Wilson was born at Granglevale, near Beith on 30 November 1803. He inherited a "very handsome fortune" in April 1822. He studied at the University of Edinburgh, where he lived with Rev. Dr. Thomas Fleming, minister of Lady Yester's Kirk.

He travelled widely in Europe, visiting natural and scenic landmarks, as well as centres of ancient and contemporary art. On his return he became a member of the Honourable Faculty of Advocates.

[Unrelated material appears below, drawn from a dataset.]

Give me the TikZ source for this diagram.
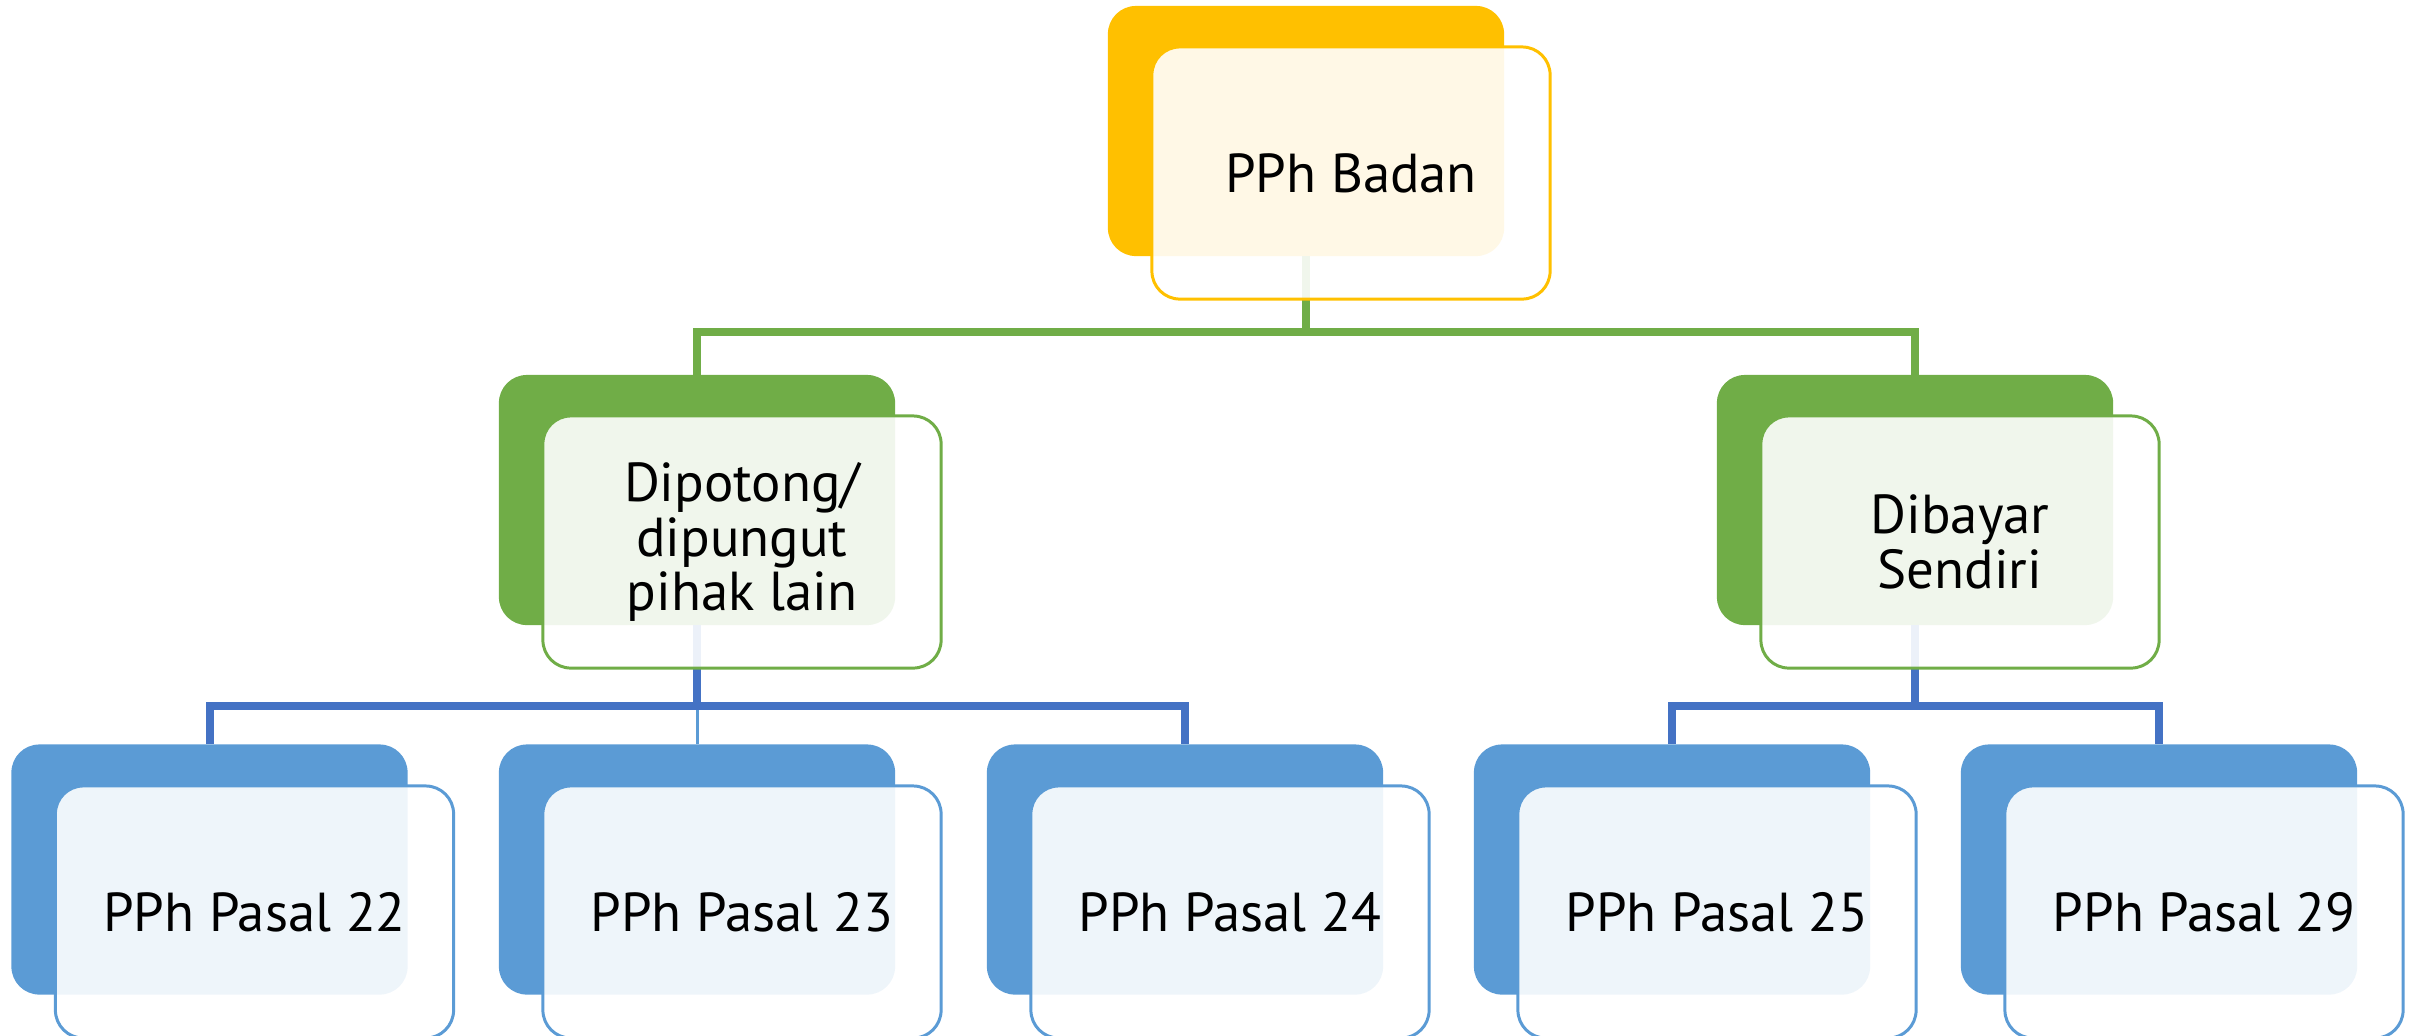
\documentclass[tikz,border=0pt]{standalone}
\usepackage{fontspec}
\setmainfont{PT Sans}
\definecolor{kuning}{HTML}{FFC000}
\definecolor{hijau}{HTML}{70AD47}
\definecolor{biru}{HTML}{5B9BD5}
\definecolor{birutua}{HTML}{4472C4}
\begin{document}
\begin{tikzpicture}[x=0.01cm,y=-0.01cm,
	belakang/.style={rectangle,rounded corners=0.28cm,fill=#1,minimum width=3.96cm,minimum height=2.5cm,inner sep=0pt,outer sep=0pt},
	depan/.style={rectangle,rounded corners=0.28cm,draw=#1,line width=0.85pt,fill=white,fill opacity=0.9,text opacity=1,minimum width=3.98cm,minimum height=2.52cm,inner sep=0pt,align=center,font=\fontsize{15.6}{15.6}\selectfont},
	garis/.style={line width=0.08cm,draw=#1}]
				\clip (0,0) rectangle (2412,1035);
				\node[belakang=kuning] (badan-b) at (1306,131) {};
				\node[belakang=hijau] (potong-b) at (697,500) {};
				\node[belakang=hijau] (bayar-b) at (1915,500) {};
				\node[belakang=biru] (p22-b) at (209.5,869.5) {};
				\node[belakang=biru] (p23-b) at (697,869.5) {};
				\node[belakang=biru] (p24-b) at (1185,869.5) {};
				\node[belakang=biru] (p25-b) at (1672,869.5) {};
				\node[belakang=biru] (p29-b) at (2159,869.5) {};
				\draw[garis=hijau] (badan-b.south) -- ++(0,76) -| (potong-b.north);
				\draw[garis=hijau] (badan-b.south) -- ++(0,76) -| (bayar-b.north);
				\draw[biru,line width=0.03cm] (potong-b.south) ++(0,81) -- (p23-b.north);
				\draw[garis=birutua] (potong-b.south) -- ++(0,81) -| (p22-b.north);
				\draw[garis=birutua] (potong-b.south) -- ++(0,81) -| (p24-b.north);
				\draw[garis=birutua] (bayar-b.south) -- ++(0,81) -| (p25-b.north);
				\draw[garis=birutua] (bayar-b.south) -- ++(0,81) -| (p29-b.north);
				\node[depan=kuning] (badan) at (1351,173) {PPh Badan};
				\node[depan=hijau] (potong) at (742,542) {Dipotong/\\dipungut\\pihak lain};
				\node[depan=hijau] (bayar) at (1960,542) {Dibayar\\Sendiri};
				\node[depan=biru] (p22) at (254.5,912) {PPh Pasal 22};
				\node[depan=biru] (p23) at (742,912) {PPh Pasal 23};
				\node[depan=biru] (p24) at (1230,912) {PPh Pasal 24};
				\node[depan=biru] (p25) at (1717,912) {PPh Pasal 25};
				\node[depan=biru] (p29) at (2204,912) {PPh Pasal 29};
\end{tikzpicture}
\end{document}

He retired to Glenarbarch, a "delightfully romantic" house on the Clyde in Dunbartonshire. Here he studied extensively building a substantial library. He was especially concerned with French literature and the Anglos-Saxon language. His favourite subjects of research were antiquities and history of Scotland.

==Death==
Wilson died suddenly in Grangevale, in 1838.

==Bibliography==
- Description of an Ancient Cross: at Kilmory in Argyleshire (1839)

==Bookplates==
Five bookplates are listed in the Augustus Wollaston Franks collection held by the British Museum, items 52153-7. Four are described as armorial and one as pictorial armorial, the first and last by William Home Lizars. The bearings are described as Wilson quartering Dobie. The Society of Antiquaries of London lists a number of bookplates in the Charles Hall Crouch collection of bookplates.